The administration Democrat President Johnson inherited after Republican President Lincoln’s assassination was aggressive in the form of Reconstruction it wanted to pursue. The Republicans wanted to erase Slavery and replace it with a true Free Society forever divorced from the one that came before. Johnson wished a far more modest Reconstruction that would allow the Southern States to map their own futures, and further wished to reshape his administration in his image. So the Republicans passed a law that forbade him from removing anyone the President and the Senate had placed in position without first asking the Senate to agree. When President Johnson dismissed Secretary of War Stanton in a direct challenge to the law they had passed over his veto, the House of Representatives voted to Impeach him. The Senate failed to convict him by one vote, and he remained in office until the end of the term he and Lincoln had been elected to, but his political star had been brought low. Even the Democrats did not want him, and the election of 1868 proceeded on without him.
The Republicans ran the table in the post-victory election of 1866. They achieved two thirds majorities in both Houses, enough to override any vetoes from President Johnson, and quickly suspended the civilian governments in the Southern States.
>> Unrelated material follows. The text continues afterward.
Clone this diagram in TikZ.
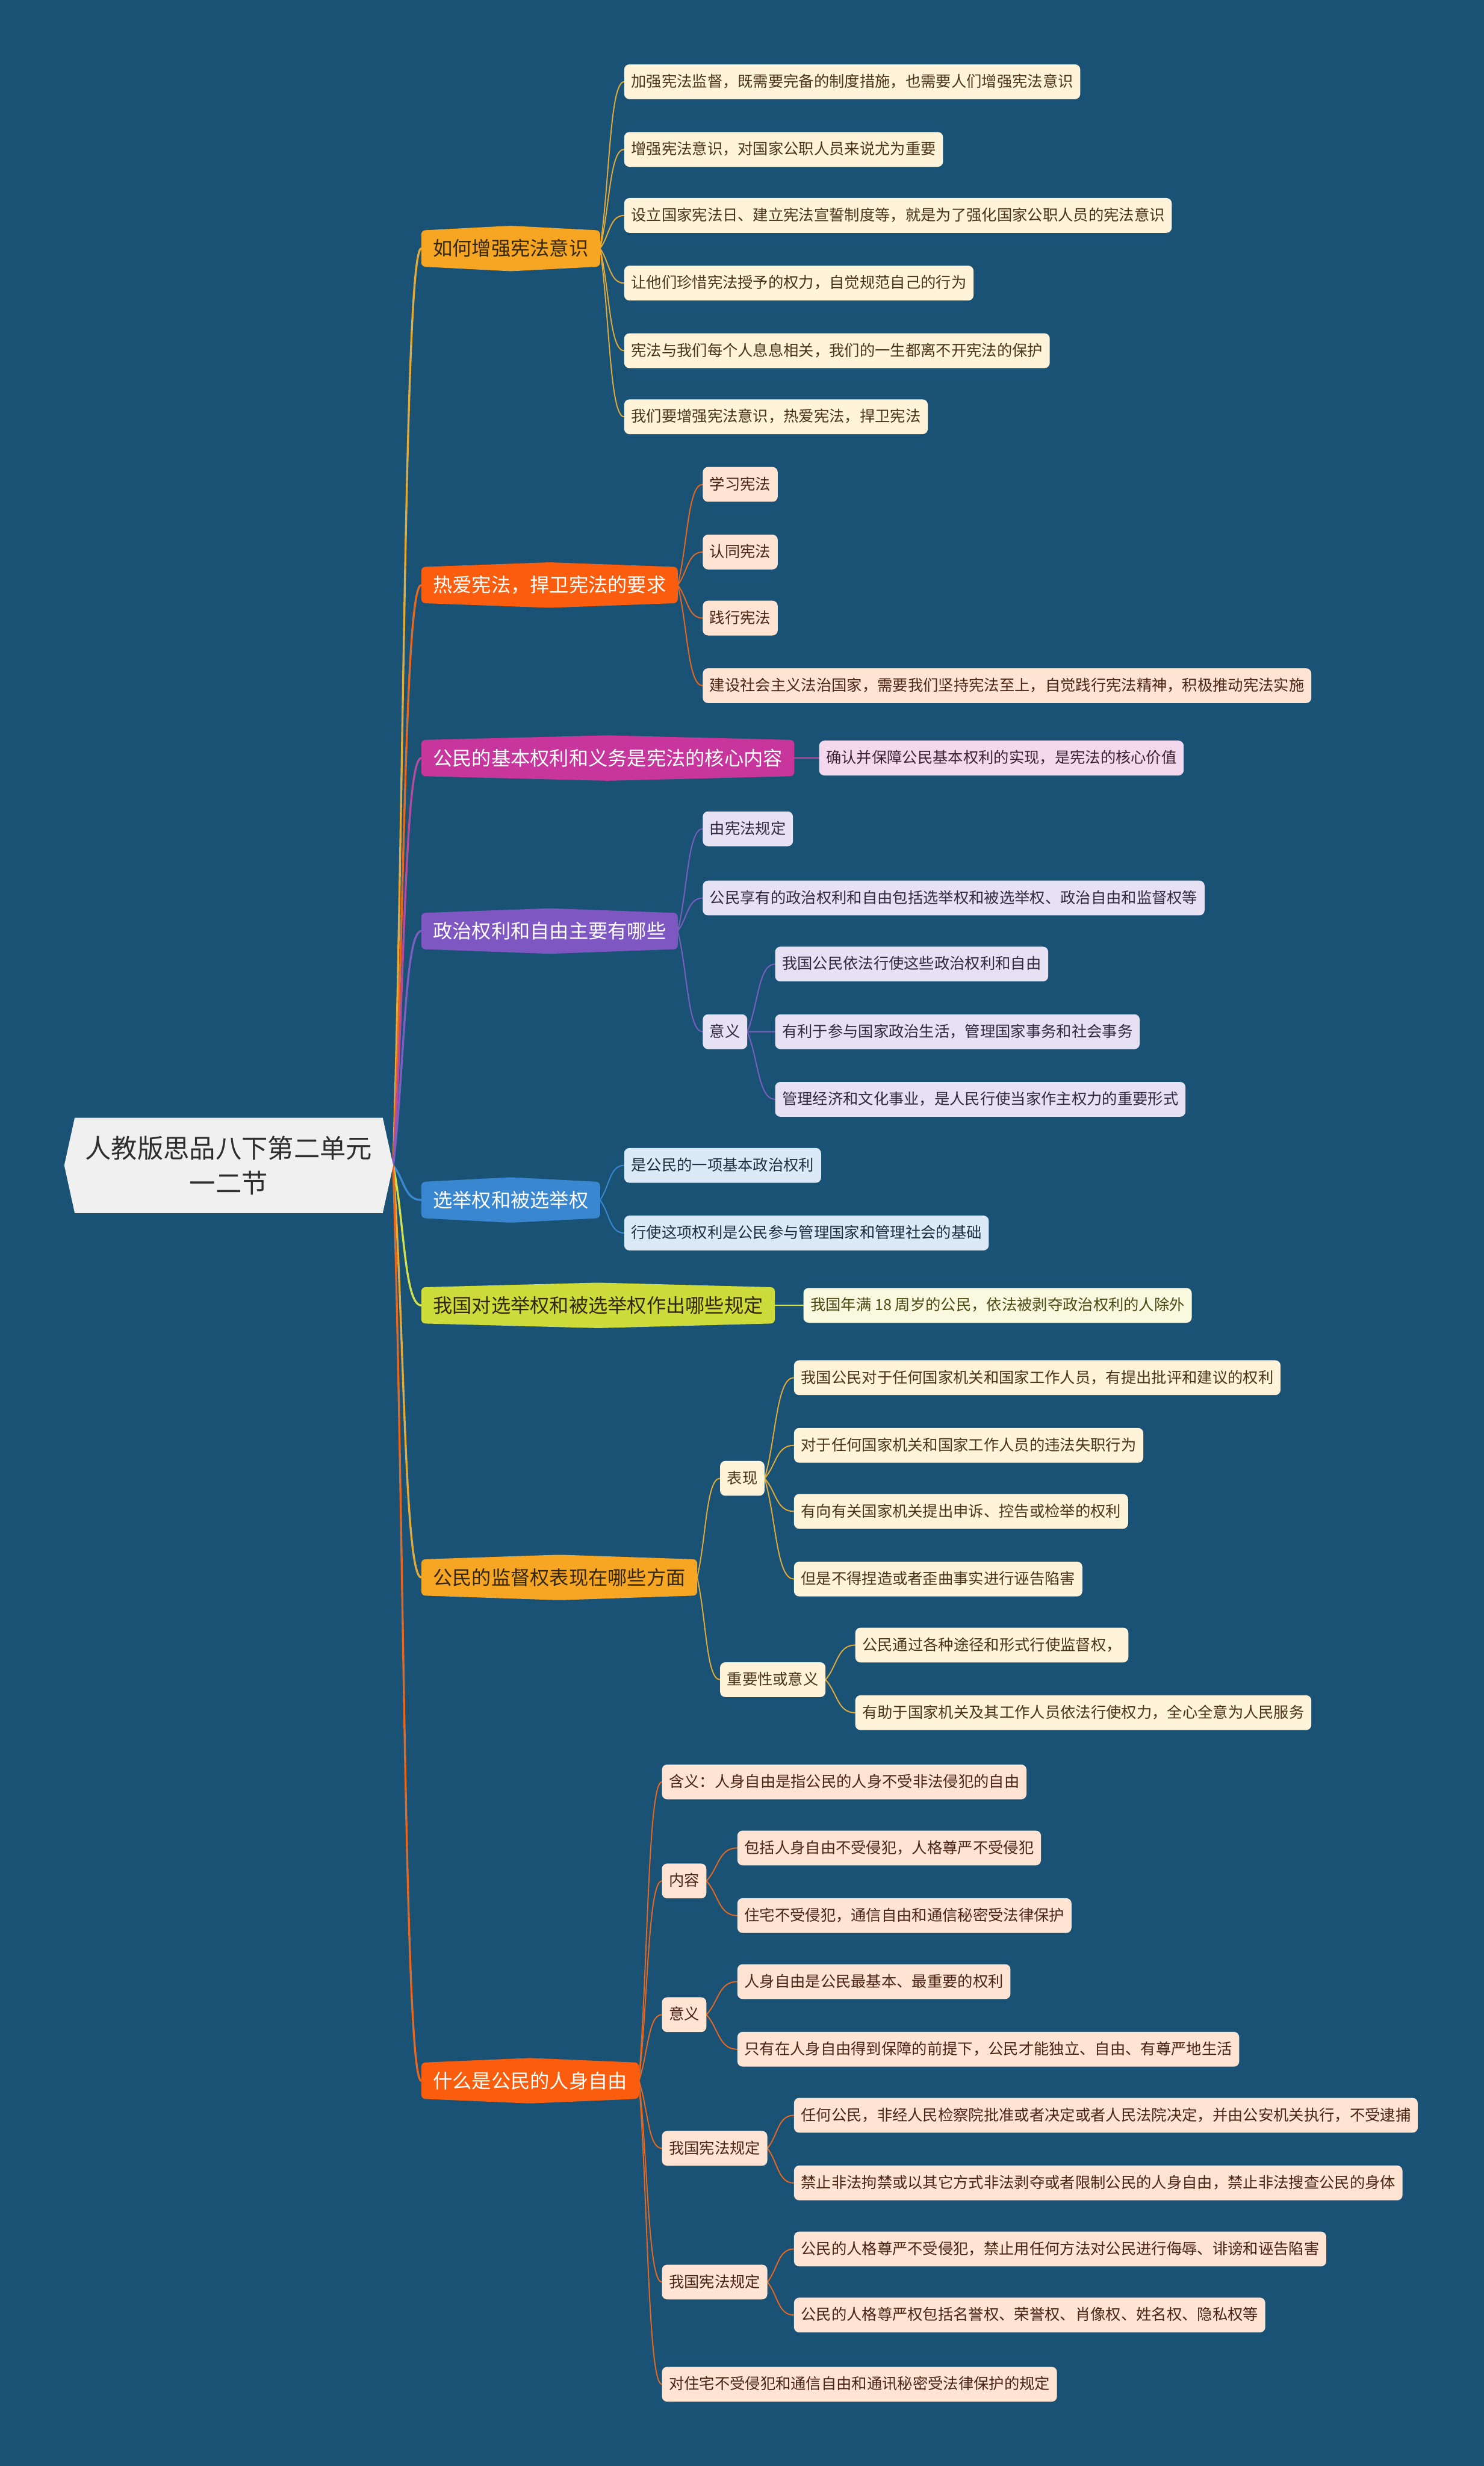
\documentclass[tikz,border=0pt]{standalone}
\usepackage{fontspec}
\setmainfont{Noto Sans CJK SC}
\usetikzlibrary{calc}
\definecolor{bgc}{HTML}{1A5276}
\definecolor{rootF}{HTML}{F0F0F0}
\definecolor{rootT}{HTML}{2E2E2E}
\definecolor{amber}{HTML}{F6A623}
\definecolor{amberE}{HTML}{E3AA38}
\definecolor{amberL}{HTML}{FFF3DA}
\definecolor{amberT}{HTML}{4A3416}
\definecolor{orng}{HTML}{F95D0D}
\definecolor{orngE}{HTML}{E8671E}
\definecolor{orngL}{HTML}{FFE3D3}
\definecolor{orngT}{HTML}{4A2414}
\definecolor{mag}{HTML}{C8359D}
\definecolor{magE}{HTML}{B64A9E}
\definecolor{magL}{HTML}{F4D9EE}
\definecolor{magT}{HTML}{3A2035}
\definecolor{purp}{HTML}{7E57C2}
\definecolor{purpE}{HTML}{7B5EC0}
\definecolor{purpL}{HTML}{E7E2F3}
\definecolor{purpT}{HTML}{2E2840}
\definecolor{blu}{HTML}{3A87D1}
\definecolor{bluE}{HTML}{3C88D0}
\definecolor{bluL}{HTML}{DCEAF7}
\definecolor{bluT}{HTML}{1E2E3E}
\definecolor{ygr}{HTML}{CDDC3A}
\definecolor{ygrE}{HTML}{D2E04A}
\definecolor{ygrL}{HTML}{F8F9DE}
\definecolor{ygrT}{HTML}{4A4A12}
\definecolor{darkT}{HTML}{33280F}
\pgfdeclarelayer{bg}
\pgfdeclarelayer{lines}
\pgfdeclarelayer{shapes}
\pgfsetlayers{bg,lines,shapes,main}
\newcommand\hexfill[2]{%
  \begin{pgfonlayer}{shapes}
  \fill[#2, rounded corners=7pt] (#1.south west) -- (#1.north west) -- ([yshift=8pt]#1.north) -- (#1.north east) -- (#1.south east) -- ([yshift=-8pt]#1.south) -- cycle;
  \end{pgfonlayer}}
\newcommand\conn[3]{%
  \begin{pgfonlayer}{lines}
  \draw[#3] (#1) .. controls ($(#1)!0.4!(#2)$) and ($(#2)!0.6!(#1 |- #2)$) .. (#2);
  \end{pgfonlayer}}
\tikzset{
  l1/.style={anchor=west, font=\fontsize{33.5pt}{40pt}\selectfont, text height=30pt, text depth=5pt, inner xsep=20pt, inner ysep=13.5pt},
  l2/.style={anchor=west, font=\fontsize{26.3pt}{32pt}\selectfont, text height=23pt, text depth=5pt, inner xsep=12pt, inner ysep=16pt, rounded corners=9pt},
  cA/.style={l2, fill=amberL, text=amberT},
  cO/.style={l2, fill=orngL, text=orngT},
  cM/.style={l2, fill=magL, text=magT},
  cP/.style={l2, fill=purpL, text=purpT},
  cB/.style={l2, fill=bluL, text=bluT},
  cY/.style={l2, fill=ygrL, text=ygrT},
  rk/.style={line width=3.5pt, line cap=round},
  lk/.style={line width=2pt, line cap=round}
}
\begin{document}
\begin{tikzpicture}[x=2.7119pt, y=-2.713pt]
\useasboundingbox (0,0) rectangle (944,1568);
\begin{pgfonlayer}{bg}
\fill[bgc] (0,0) rectangle (944,1568);
\end{pgfonlayer}

% root
\node[font=\fontsize{45pt}{60pt}\selectfont, align=center, text=rootT, minimum width=531pt, minimum height=164pt, inner sep=0pt] (rn) at (145.5,741) {人教版思品八下第二单元\\一二节};
\begin{pgfonlayer}{shapes}
\fill[rootF] (rn.north west) -- (rn.north east) -- ([xshift=18pt]rn.east) -- (rn.south east) -- (rn.south west) -- ([xshift=-18pt]rn.west) -- cycle;
\end{pgfonlayer}
\coordinate (rt) at ([xshift=18pt]rn.east);

% level 1
\node[l1, text=darkT] (b1) at (268,158) {如何增强宪法意识};
\node[l1, text=white] (b2) at (268,372) {热爱宪法，捍卫宪法的要求};
\node[l1, text=white] (b3) at (268,482) {公民的基本权利和义务是宪法的核心内容};
\node[l1, text=white] (b4) at (268,592) {政治权利和自由主要有哪些};
\node[l1, text=white] (b5) at (268,763) {选举权和被选举权};
\node[l1, text=darkT] (b6) at (268,830) {我国对选举权和被选举权作出哪些规定};
\node[l1, text=darkT] (b7) at (268,1003) {公民的监督权表现在哪些方面};
\node[l1, text=white] (b8) at (268,1323) {什么是公民的人身自由};
\hexfill{b1}{amber}
\hexfill{b2}{orng}
\hexfill{b3}{mag}
\hexfill{b4}{purp}
\hexfill{b5}{blu}
\hexfill{b6}{ygr}
\hexfill{b7}{amber}
\hexfill{b8}{orng}
\conn{rt}{b1.west}{rk, amberE}
\conn{rt}{b2.west}{rk, orngE}
\conn{rt}{b3.west}{rk, magE}
\conn{rt}{b4.west}{rk, purpE}
\conn{rt}{b5.west}{rk, bluE}
\conn{rt}{b6.west}{rk, ygrE}
\conn{rt}{b7.west}{rk, amberE}
\conn{rt}{b8.west}{rk, orngE}

% branch 1
\node[cA] (c11) at (397,52) {加强宪法监督，既需要完备的制度措施，也需要人们增强宪法意识};
\node[cA] (c12) at (397,95) {增强宪法意识，对国家公职人员来说尤为重要};
\node[cA] (c13) at (397,137) {设立国家宪法日、建立宪法宣誓制度等，就是为了强化国家公职人员的宪法意识};
\node[cA] (c14) at (397,180) {让他们珍惜宪法授予的权力，自觉规范自己的行为};
\node[cA] (c15) at (397,223) {宪法与我们每个人息息相关，我们的一生都离不开宪法的保护};
\node[cA] (c16) at (397,265) {我们要增强宪法意识，热爱宪法，捍卫宪法};
\foreach \c in {c11,c12,c13,c14,c15,c16} {\conn{b1.east}{\c.west}{lk, amberE}}

% branch 2
\node[cO] (c21) at (447,308) {学习宪法};
\node[cO] (c22) at (447,351) {认同宪法};
\node[cO] (c23) at (447,393) {践行宪法};
\node[cO] (c24) at (447,436) {建设社会主义法治国家，需要我们坚持宪法至上，自觉践行宪法精神，积极推动宪法实施};
\foreach \c in {c21,c22,c23,c24} {\conn{b2.east}{\c.west}{lk, orngE}}

% branch 3
\node[cM] (c31) at (521,482) {确认并保障公民基本权利的实现，是宪法的核心价值};
\conn{b3.east}{c31.west}{lk, magE}

% branch 4
\node[cP] (c41) at (447,527) {由宪法规定};
\node[cP] (c42) at (447,571) {公民享有的政治权利和自由包括选举权和被选举权、政治自由和监督权等};
\node[cP] (c43) at (447,656) {意义};
\node[cP] (d431) at (493,613) {我国公民依法行使这些政治权利和自由};
\node[cP] (d432) at (493,656) {有利于参与国家政治生活，管理国家事务和社会事务};
\node[cP] (d433) at (493,699) {管理经济和文化事业，是人民行使当家作主权力的重要形式};
\foreach \c in {c41,c42,c43} {\conn{b4.east}{\c.west}{lk, purpE}}
\foreach \c in {d431,d432,d433} {\conn{c43.east}{\c.west}{lk, purpE}}

% branch 5
\node[cB] (c51) at (397,741) {是公民的一项基本政治权利};
\node[cB] (c52) at (397,784) {行使这项权利是公民参与管理国家和管理社会的基础};
\foreach \c in {c51,c52} {\conn{b5.east}{\c.west}{lk, bluE}}

% branch 6
\node[cY] (c61) at (511,830) {我国年满 18 周岁的公民，依法被剥夺政治权利的人除外};
\conn{b6.east}{c61.west}{lk, ygrE}

% branch 7
\node[cA] (c71) at (458,940) {表现};
\node[cA] (d711) at (505,876) {我国公民对于任何国家机关和国家工作人员，有提出批评和建议的权利};
\node[cA] (d712) at (505,919) {对于任何国家机关和国家工作人员的违法失职行为};
\node[cA] (d713) at (505,961) {有向有关国家机关提出申诉、控告或检举的权利};
\node[cA] (d714) at (505,1004) {但是不得捏造或者歪曲事实进行诬告陷害};
\node[cA] (c72) at (458,1068) {重要性或意义};
\node[cA] (d721) at (544,1046) {公民通过各种途径和形式行使监督权，};
\node[cA] (d722) at (544,1089) {有助于国家机关及其工作人员依法行使权力，全心全意为人民服务};
\foreach \c in {c71,c72} {\conn{b7.east}{\c.west}{lk, amberE}}
\foreach \c in {d711,d712,d713,d714} {\conn{c71.east}{\c.west}{lk, amberE}}
\foreach \c in {d721,d722} {\conn{c72.east}{\c.west}{lk, amberE}}

% branch 8
\node[cO] (c81) at (421,1133) {含义：人身自由是指公民的人身不受非法侵犯的自由};
\node[cO] (c82) at (421,1196) {内容};
\node[cO] (d821) at (469,1175) {包括人身自由不受侵犯，人格尊严不受侵犯};
\node[cO] (d822) at (469,1218) {住宅不受侵犯，通信自由和通信秘密受法律保护};
\node[cO] (c83) at (421,1281) {意义};
\node[cO] (d831) at (469,1260) {人身自由是公民最基本、最重要的权利};
\node[cO] (d832) at (469,1303) {只有在人身自由得到保障的前提下，公民才能独立、自由、有尊严地生活};
\node[cO] (c84) at (421,1366) {我国宪法规定};
\node[cO] (d841) at (505,1345) {任何公民，非经人民检察院批准或者决定或者人民法院决定，并由公安机关执行，不受逮捕};
\node[cO] (d842) at (505,1388) {禁止非法拘禁或以其它方式非法剥夺或者限制公民的人身自由，禁止非法搜查公民的身体};
\node[cO] (c85) at (421,1451) {我国宪法规定};
\node[cO] (d851) at (505,1430) {公民的人格尊严不受侵犯，禁止用任何方法对公民进行侮辱、诽谤和诬告陷害};
\node[cO] (d852) at (505,1472) {公民的人格尊严权包括名誉权、荣誉权、肖像权、姓名权、隐私权等};
\node[cO] (c86) at (421,1516) {对住宅不受侵犯和通信自由和通讯秘密受法律保护的规定};
\foreach \c in {c81,c82,c83,c84,c85,c86} {\conn{b8.east}{\c.west}{lk, orngE}}
\foreach \c in {d821,d822} {\conn{c82.east}{\c.west}{lk, orngE}}
\foreach \c in {d831,d832} {\conn{c83.east}{\c.west}{lk, orngE}}
\foreach \c in {d841,d842} {\conn{c84.east}{\c.west}{lk, orngE}}
\foreach \c in {d851,d852} {\conn{c85.east}{\c.west}{lk, orngE}}
\end{tikzpicture}
\end{document}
They enacted a five year suspension of voting rights for former Confederate leaders and officers, and passed the Fourteenth Amendment that clearly stated the freedmen were full citizens of the United States, and could not be deprived of their life, liberty, or property without due process and equal protection. It reapportioned Representatives by counting all the free men over twenty five years of age in each State. It banned former Confederates from government service, and wrote off the debts incurred by those in rebellion or insurrection. And in a move that was particularly stunning, it gave Congress itself the power to enforce the Amendment. A power they quickly sought to use as they pressed what historians called the Radical Reconstruction Plan into the Southern States.
The assassination of President Abraham Lincoln changed everything for Reconstruction in the Southern States. He had run the 1864 election with a unity government made up of Republicans and Northern Democrats in an attempt to make the Civil War less of a Republican versus Democrat conflict. Democrat Vice President Andrew Johnson spoke of hanging Confederates while part of the unity government, but as President he sought a much softer Reconstruction. Few Confederate leaders were imprisoned, none were tried for treason, and only one was executed for war crimes. He did not stop the Southern Black Codes that turned the freedmen into second class citizens, unable to own property, do business, or even walk around in public spaces like a normal man, and he blocked many laws the Republican Congress tried to pass. That was poorly received by Republicans, who fought the election of 1866 with a plan to change everything.
The Civil War left the Southern States in ruins. Forty percent of their livestock, farming equipment, and mechanized industries were wiped out. Their railroads had been torn up to destroy their ability to resupply their troops. And twenty five percent of all Southern free men were dead. Some estimates are higher or lower on each of these points, but the fact is that the Civil War shattered the Southern economy. And while Texas suffered very little actual damage, their mechanized industries had been far less developed than the older States. The loss of so many of their young men to the war, and the loss of so much livestock sent to feed the Confederacy’s army, left their economy in ruins, and what money they did have was effectively useless after their government surrendered. Northern men found riches of land and equipment for the taking when they arrived with their stereotypical carpetbags full of money to buy what they wanted and bring it back into operation. The New Age of Reconstruction had begun.
The Texas government called on their armies to stand fast and hold the line after General Lee surrendered. They maintained that the revolutionary cause was not yet lost, and their generals continued to exhort the men to train and protect the borders. They were still engaging major Union threats a month later, but the common soldier knew they were being fed a load of bull. And if anybody knew what bull looked like, it was a native Texan. The standard conscripted soldier saw no need to fight to the bitter end over a cause that was obviously lost and went home, often after “stocking up” on some last minute provisions from the nearest army depot. The vast Texas army literally just went home and a mere two thousand Union soldiers landed in Galveston a month later to take possession of a State that was offering no organized resistance. And the Texas governor who had ordered the soldiers to fight to the bitter end fled south of the border with the last of his sycophants. So the Civil War ended in Texas.